Step 2: Give every surface a job
Horizontal spaces attract chaos. I live by the three-thing rule on nightstands: lamp, water, one personal item (book, photo, or a phone charger kept out of reach). Dresser tops get a single tray for pocket things — keys, hand cream. Drawers get dividers, not prayers. The $6 bamboo ones I bought years ago still hold up better than the custom closet system I once specified for a client.
Step 3: Layer your lighting
A single overhead light makes a bedroom feel like a waiting room. I think in three layers: ambient (a ceiling light on a dimmer or a soft floor lamp), task (a swing-arm sconce or adjustable bedside lamp for reading), and accent (a tiny glow behind a plant or a piece of art). You can steal this bedroom lighting idea for under $150, starting with just one lamp you truly love.

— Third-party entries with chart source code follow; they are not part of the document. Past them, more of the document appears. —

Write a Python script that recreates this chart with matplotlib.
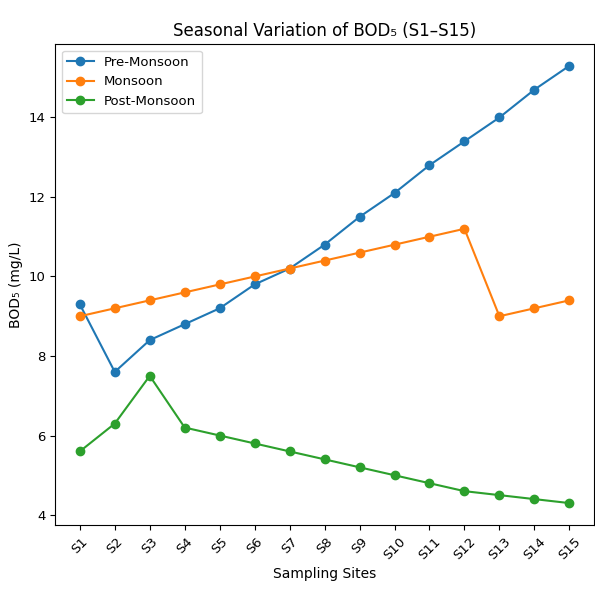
import matplotlib.pyplot as plt

plt.rcParams['font.family'] = ['DejaVu Sans']

sites = [f'S{i}' for i in range(1, 16)]
pre_monsoon = [9.3, 7.6, 8.4, 8.8, 9.2, 9.8, 10.2, 10.8, 11.5, 12.1, 12.8, 13.4, 14.0, 14.7, 15.3]
monsoon = [9.0, 9.2, 9.4, 9.6, 9.8, 10.0, 10.2, 10.4, 10.6, 10.8, 11.0, 11.2, 9.0, 9.2, 9.4]
post_monsoon = [5.6, 6.3, 7.5, 6.2, 6.0, 5.8, 5.6, 5.4, 5.2, 5.0, 4.8, 4.6, 4.5, 4.4, 4.3]

fig = plt.figure(figsize=(5.95, 6.02), dpi=100)
ax = fig.add_axes([0.093, 0.128, 0.905, 0.799])

ax.plot(sites, pre_monsoon, marker='o', label='Pre-Monsoon')
ax.plot(sites, monsoon, marker='o', label='Monsoon')
ax.plot(sites, post_monsoon, marker='o', label='Post-Monsoon')

ax.set_title('Seasonal Variation of BOD\u2085 (S1\u2013S15)', fontsize=12)
ax.set_xlabel('Sampling Sites', fontsize=10)
ax.set_ylabel('BOD\u2085 (mg/L)', fontsize=10)
ax.set_yticks([4, 6, 8, 10, 12, 14])
ax.tick_params(labelsize=9.5)
plt.setp(ax.get_xticklabels(), rotation=45)
ax.legend(loc='upper left', fontsize=9.5)

fig.savefig('out.png', dpi=100)
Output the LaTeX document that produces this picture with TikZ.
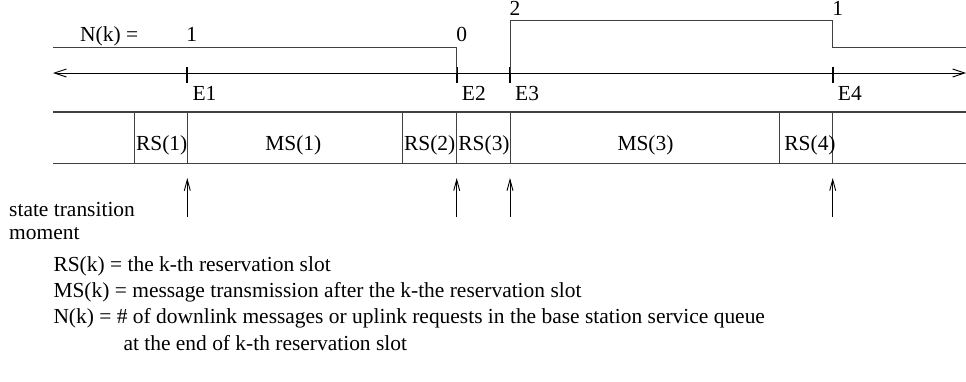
\documentclass[tikz,border=0pt]{standalone}
\usepackage{fontspec}
\setmainfont{Liberation Serif}
\usetikzlibrary{arrows.meta,positioning}
\tikzstyle{timing} = [x=1pt,
                     y=-1pt,
                     font=\fontsize{21.45}{25}\selectfont,
                     every node/.style={inner sep=0pt},
                     >={Straight Barb[length=12pt,width=8pt]}]
\tikzstyle{level} = [draw=black!75, line width=1pt]
\tikzstyle{tick} = [draw=black, line width=1.8pt]
\tikzstyle{slotline} = [draw=black!75, line width=1.6pt]
\tikzstyle{divider} = [draw=black!75, line width=1pt]
\tikzstyle{moment} = [->, draw=black, line width=0.9pt,
                      >={Straight Barb[length=11pt,width=6pt]}]

\begin{document}
\begin{tikzpicture}[timing]
    \useasboundingbox (0,0) rectangle (966,381);
    % time axis and events
    \coordinate (left) at (53,73);
    \coordinate (right) at (966,73);
    \coordinate (E1) at (187.3,73);
    \coordinate (E2) at (456.7,73);
    \coordinate (E3) at (510,73);
    \coordinate (E4) at (832.7,73);
    \coordinate (ticktop) at (0,67);
    \coordinate (tickbot) at (0,83);
    \coordinate (elab) at (0,100);
    \coordinate (hi) at (0,20);
    \coordinate (lo) at (0,47);
    \coordinate (bandtop) at (0,111.7);
    \coordinate (bandbot) at (0,163.3);
    \coordinate (base) at (0,217);
    \coordinate (tip) at (0,178);

    \draw[<->, line width=0.9pt] (left) -- (right);
    \foreach \e in {1,...,4} {
      \draw[tick] (E\e |- ticktop) -- (E\e |- tickbot);
      \node (lab\e) [anchor=base west, xshift=5pt] at (E\e |- elab) {E\e};
      \draw[moment] (E\e |- base) -- (E\e |- tip);
    }

    % N(k) levels
    \draw[level] (left |- lo) -- (E2 |- lo) -- (E2)
                 (E3) -- (E3 |- hi) -- (E4 |- hi) -- (E4 |- lo) -- (right |- lo);
    \node (nk) [anchor=base west] at (80,41.5) {N(k) =};
    \node (n1) [anchor=base] at (191.7,41.5) {1};
    \node (n2) [anchor=base] at (461.7,41.5) {0};
    \node (n3) [anchor=base] at (515,15) {2};
    \node (n4) [anchor=base] at (837.7,15) {1};

    % reservation and message slots
    \draw[slotline] (left |- bandtop) -- (right |- bandtop)
                    (left |- bandbot) -- (right |- bandbot);
    \foreach \x in {134,187.3,402.7,456.7,510,779,832.7}
      \draw[divider] (\x,111.7) -- (\x,163.3);
    \node (rs1) [anchor=base] at (161.7,150) {RS(1)};
    \node (ms1) [anchor=base] at (293.3,150) {MS(1)};
    \node (rs2) [anchor=base] at (429.7,150) {RS(2)};
    \node (rs3) [anchor=base] at (484,150) {RS(3)};
    \node (ms3) [anchor=base] at (645.5,150) {MS(3)};
    \node (rs4) [anchor=base] at (810,150) {RS(4)};

    % legend
    \node (st) [anchor=base west] at (9,216.7) {state transition};
    \node (mo) [anchor=base west] at (9,239.3) {moment};
    \node (l1) [anchor=base west] at (53.3,271.7) {RS(k) = the k-th reservation slot};
    \node (l2) [anchor=base west] at (53.3,297.3) {MS(k) = message transmission after the k-the reservation slot};
    \node (l3) [anchor=base west] at (53.3,323.3) {N(k) = \# of downlink messages or uplink requests in the base station service queue};
    \node (l4) [anchor=base west] at (123.3,350.7) {at the end of k-th reservation slot};
\end{tikzpicture}
\end{document}
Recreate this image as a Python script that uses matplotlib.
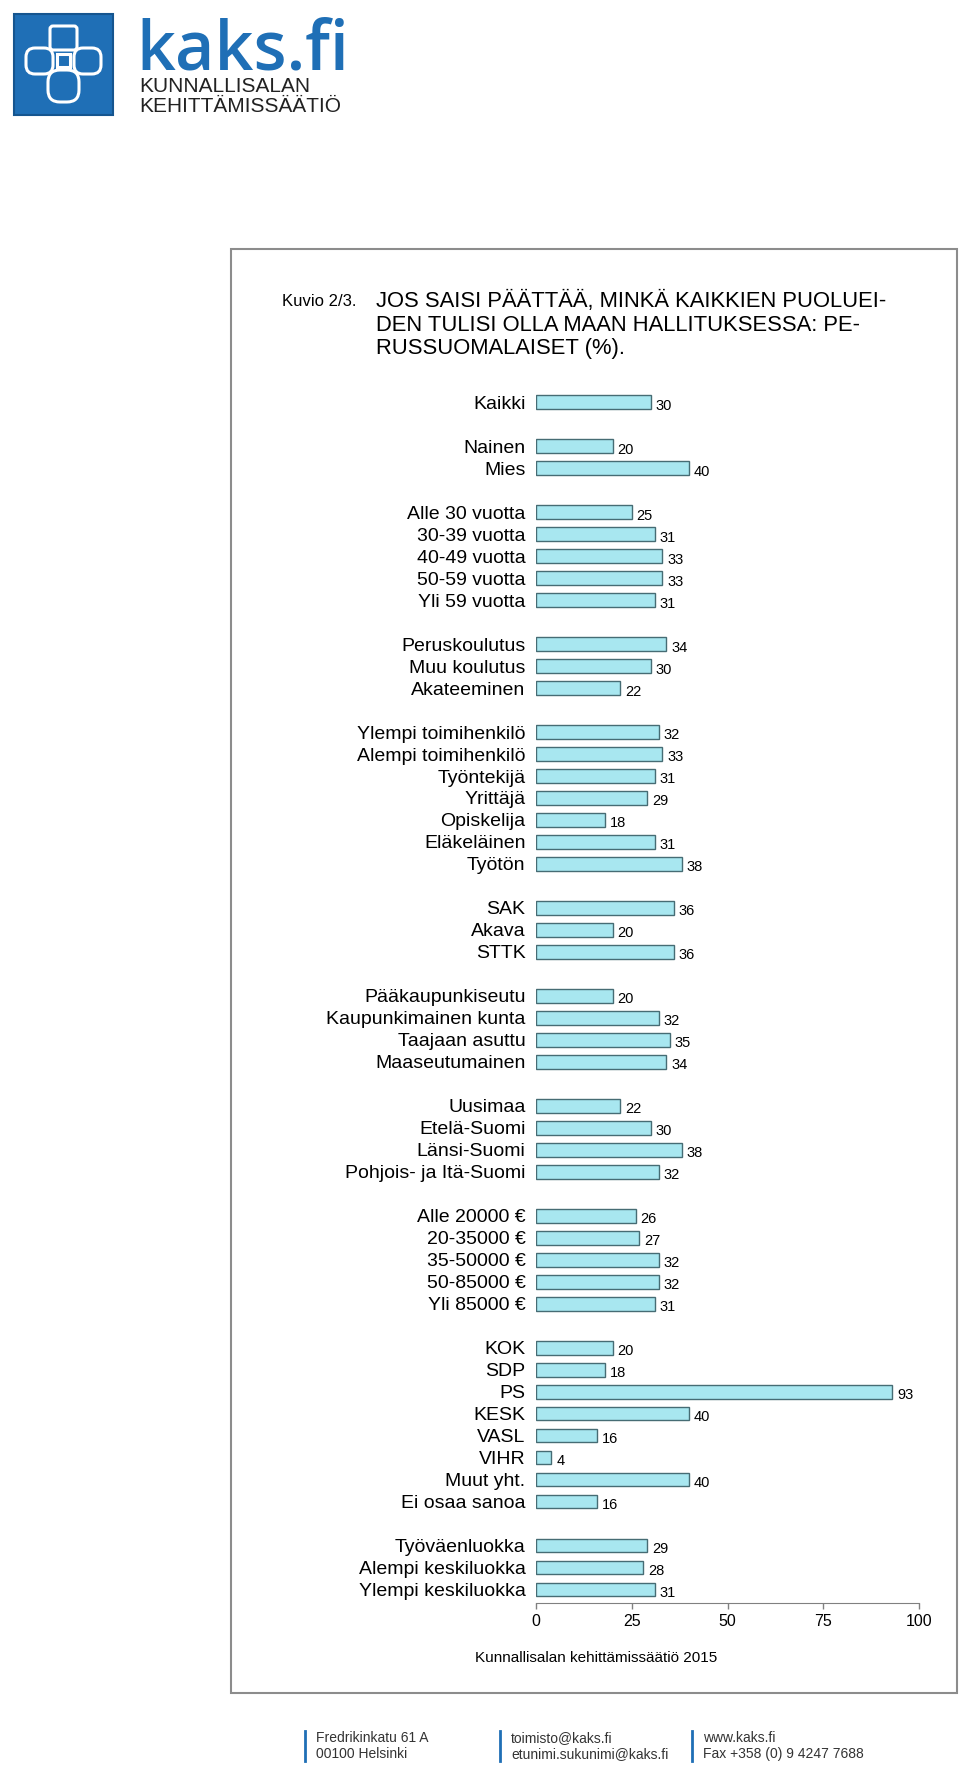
import matplotlib.pyplot as plt
import matplotlib.patches as mpatches

plt.rcParams['font.family'] = ['Liberation Sans', 'DejaVu Sans']

# data (%)
kaikki_labels = ['Kaikki']
kaikki_values = [30]
sukupuoli_labels = ['Nainen', 'Mies']
sukupuoli_values = [20, 40]
ika_labels = ['Alle 30 vuotta', '30-39 vuotta', '40-49 vuotta', '50-59 vuotta', 'Yli 59 vuotta']
ika_values = [25, 31, 33, 33, 31]
koulutus_labels = ['Peruskoulutus', 'Muu koulutus', 'Akateeminen']
koulutus_values = [34, 30, 22]
ammatti_labels = ['Ylempi toimihenkilö', 'Alempi toimihenkilö', 'Työntekijä', 'Yrittäjä',
                  'Opiskelija', 'Eläkeläinen', 'Työtön']
ammatti_values = [32, 33, 31, 29, 18, 31, 38]
liitto_labels = ['SAK', 'Akava', 'STTK']
liitto_values = [36, 20, 36]
kunta_labels = ['Pääkaupunkiseutu', 'Kaupunkimainen kunta', 'Taajaan asuttu', 'Maaseutumainen']
kunta_values = [20, 32, 35, 34]
alue_labels = ['Uusimaa', 'Etelä-Suomi', 'Länsi-Suomi', 'Pohjois- ja Itä-Suomi']
alue_values = [22, 30, 38, 32]
tulot_labels = ['Alle 20000 €', '20-35000 €', '35-50000 €', '50-85000 €', 'Yli 85000 €']
tulot_values = [26, 27, 32, 32, 31]
puolue_labels = ['KOK', 'SDP', 'PS', 'KESK', 'VASL', 'VIHR', 'Muut yht.', 'Ei osaa sanoa']
puolue_values = [20, 18, 93, 40, 16, 4, 40, 16]
luokka_labels = ['Työväenluokka', 'Alempi keskiluokka', 'Ylempi keskiluokka']
luokka_values = [29, 28, 31]

groups = [
    (kaikki_labels, kaikki_values),
    (sukupuoli_labels, sukupuoli_values),
    (ika_labels, ika_values),
    (koulutus_labels, koulutus_values),
    (ammatti_labels, ammatti_values),
    (liitto_labels, liitto_values),
    (kunta_labels, kunta_values),
    (alue_labels, alue_values),
    (tulot_labels, tulot_values),
    (puolue_labels, puolue_values),
    (luokka_labels, luokka_values),
]

labels, values, ypos = [], [], []
pos = 0
for g_labels, g_values in groups:
    for lab, val in zip(g_labels, g_values):
        labels.append(lab)
        values.append(val)
        ypos.append(pos)
        pos += 1
    pos += 1  # empty row between groups

W, H = 960, 1773
fig = plt.figure(figsize=(W / 100, H / 100), dpi=100)

# background layer in pixel coordinates (logo, frame, footer)
bg = fig.add_axes([0, 0, 1, 1], zorder=0)
bg.set_xlim(0, W)
bg.set_ylim(H, 0)
bg.axis('off')

blue = '#1f6fb6'
# logo
bg.add_patch(mpatches.Rectangle((14, 14), 99, 101, facecolor=blue, edgecolor='#15558f', lw=1.5))
wl = dict(facecolor='none', edgecolor='white', lw=2.2)
bg.add_patch(mpatches.FancyBboxPatch((50, 26), 27, 24, boxstyle='round,pad=0,rounding_size=3', **wl))
bg.add_patch(mpatches.FancyBboxPatch((26, 48), 27, 26, boxstyle='round,pad=0,rounding_size=9', **wl))
bg.add_patch(mpatches.FancyBboxPatch((74, 48), 27, 26, boxstyle='round,pad=0,rounding_size=9', **wl))
bg.add_patch(mpatches.FancyBboxPatch((48, 70), 31, 32, boxstyle='round,pad=0,rounding_size=12', **wl))
bg.add_patch(mpatches.Rectangle((57, 54), 13, 13, angle=0, **wl))
bg.text(136, 70, 'kaks.fi', color=blue, fontsize=49, fontweight='semibold',
        family=['Open Sans', 'DejaVu Sans'], va='baseline', ha='left')
bg.text(139, 86, 'KUNNALLISALAN', color='#222222', fontsize=15,
        va='center', ha='left')
bg.text(139, 106, 'KEHITTÄMISSÄÄTIÖ', color='#222222', fontsize=15,
        va='center', ha='left')

# frame around the chart
bg.add_patch(mpatches.Rectangle((231, 249), 726, 1444, facecolor='none', edgecolor='#8c8c8c', lw=1.5))

# title
bg.text(282, 302, 'Kuvio 2/3.', fontsize=12, va='center', ha='left')
bg.text(376, 325, 'JOS SAISI PÄÄTTÄÄ, MINKÄ KAIKKIEN PUOLUEI-\nDEN TULISI OLLA MAAN HALLITUKSESSA: PE-\nRUSSUOMALAISET (%).',
        fontsize=15.8, va='center', ha='left', linespacing=1.15)

# source
bg.text(596, 1658, 'Kunnallisalan kehittämissäätiö 2015', fontsize=11, va='center', ha='center')

# footer
footer = [
    (305, 'Fredrikinkatu 61 A', '00100 Helsinki'),
    (500, 'toimisto@kaks.fi', 'etunimi.sukunimi@kaks.fi'),
    (692, 'www.kaks.fi', 'Fax +358 (0) 9 4247 7688'),
]
for x, l1, l2 in footer:
    bg.plot([x, x], [1731, 1761], color=blue, lw=2)
    for yy, t in ((1738, l1), (1754, l2)):
        bg.text(x + 11, yy, t, fontsize=10, color='#333333', va='center', ha='left')

# chart
ax = fig.add_axes([536 / W, 1 - 1603 / H, 383 / W, (1603 - 389) / H], zorder=1)
ax.patch.set_alpha(0)
ax.barh(ypos, values, height=0.62, color='#a8e7f0', edgecolor='#466c74', linewidth=1)
for v, y in zip(values, ypos):
    ax.annotate(str(v), (v, y), xytext=(3.5, -2.5), textcoords='offset points',
                va='center', ha='left', fontsize=10.5)

ax.set_xlim(0, 100)
ax.set_ylim(ypos[-1] + 0.61, -0.6)
ax.set_yticks(ypos)
ax.set_yticklabels(labels)
ax.tick_params(axis='y', length=0, pad=7.5, labelsize=14)
ax.set_xticks([0, 25, 50, 75, 100])
ax.tick_params(axis='x', length=4, width=1, color='#808080', pad=4, labelsize=11.5)
for s in ('left', 'right', 'top'):
    ax.spines[s].set_visible(False)
ax.spines['bottom'].set_color('#808080')

fig.savefig('out.png', dpi=100)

Step 4: Claim the room as yours
This is the part no hotel can replicate. On my dresser right now: a chipped ceramic mug Tom brought home that holds my hair ties, a framed drawing Sophie did of a purple octopus in a tutu, and a window cracked open to let in the fog sound. Your bedroom doesn't have to be perfect. It just has to be yours.

One Start This Weekend
Pick one step — I'd suggest the layout check. Move the bed, stand back, notice how the room feels when you walk in. A real-life bedroom makeover doesn't need a before-and-after photoshoot. It just needs to start working for the people who sleep there.